Когда религиозная гармония казалась достижимой, все снова поменялось. После скоропостижной смерти Великого хана Гуюка в 1248 году среди монголов разгорелась борьба за наследие, и это потребовало времени.

Как только это произошло, Армения и Византия получили уверения в том, что в ближайшем будущем не будет нападений. Согласно Гильому де Рубруку, в последнем случае это произошло потому, что монгольский посланец, которого отправили в Византию, был подкуплен и вмешался, чтобы предотвратить нападение[39]. Византийцы отчаянно пытались отвлечь от себя внимание монголов и делали все, что возможно, для предотвращения атак. В 1250‑х годах, например, еще одна делегация, отправленная из Каракорума, преодолевала сложные маршруты Малой Азии в сопровождении византийских проводников. Кроме того, перед встречей с императором им был продемонстрирован марш имперской армии. Это были отчаянные попытки убедить монголов в том, что не стоит нападать на империю, а также в том, что, если они все же решатся на этот шаг, их будет ожидать сопротивление[40].

На самом деле монголы решили отказаться от нападений по ряду причин: ни Анатолия, ни Европа не находились в фокусе их внимания потому, что были гораздо более «жирные» цели. Делегации постоянно отправлялись в те регионы, что остались от Китая, пока, наконец, в конце XIII века китайцы не сдались. Монголы стали преемниками императорской династии Юань и основали новый город на месте старого Чжунду. Теперь он стал столицей монголов, которая должна была стать достойным завершением того, что было достигнуто в целом регионе между Тихим океаном и Средиземноморьем. Этот новый мегаполис сохранил свое название до сих пор – Бейджин (Пекин).

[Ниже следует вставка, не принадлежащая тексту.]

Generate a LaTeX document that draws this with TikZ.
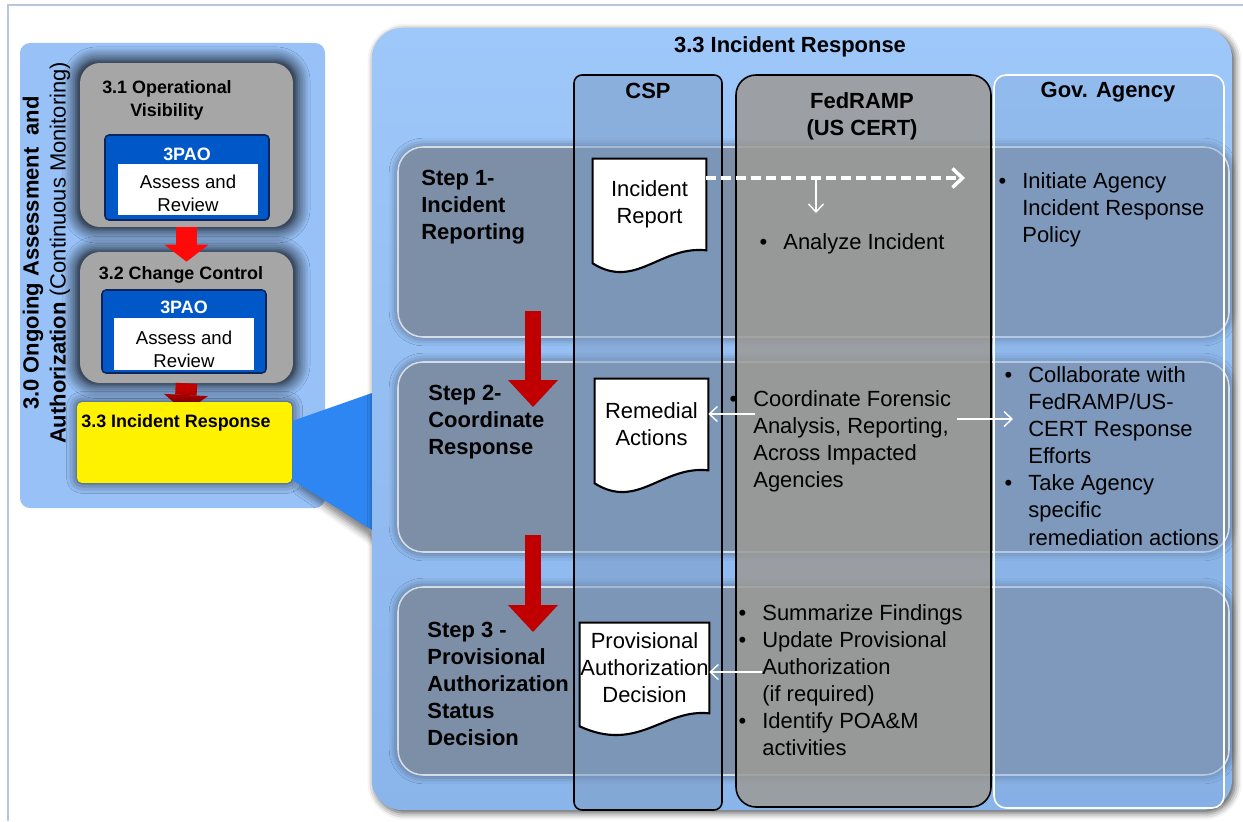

Другим крупным городам также было уделено большое внимание. Новый хан Мунке сконцентрировал силы на жемчужинах исламского мира. Города один за другим сдавались, и монгольская волна хлынула на запад. В 1258 году они достигли стен Багдада и после краткой осады опустошили город. Они пронеслись по городу, «как голодные соколы нападают на голубок, или как яростные волки, нападающие на стадо овец», писал один из авторов вскоре после этого. Жителей прогнали через улицы города, при этом «каждый из них стал марионеткой». Халиф аль‑Мустасим был захвачен в плен, завернут в ткань и насмерть затоптан лошадьми[41]. Это был символичный момент, который показывал реальную расстановку сил в мире.

Во время этих завоеваний была собрана большая добыча и множество богатств. Согласно источникам с Кавказа, которые были написаны союзниками монголов, победители буквально «тонули под весом золота, серебра, драгоценных камней и жемчуга, тканей и дорогой одежды, посуды и ваз из золота и серебра, так как брали они только эти два металла, драгоценные камни, жемчуг, ткани и одежду».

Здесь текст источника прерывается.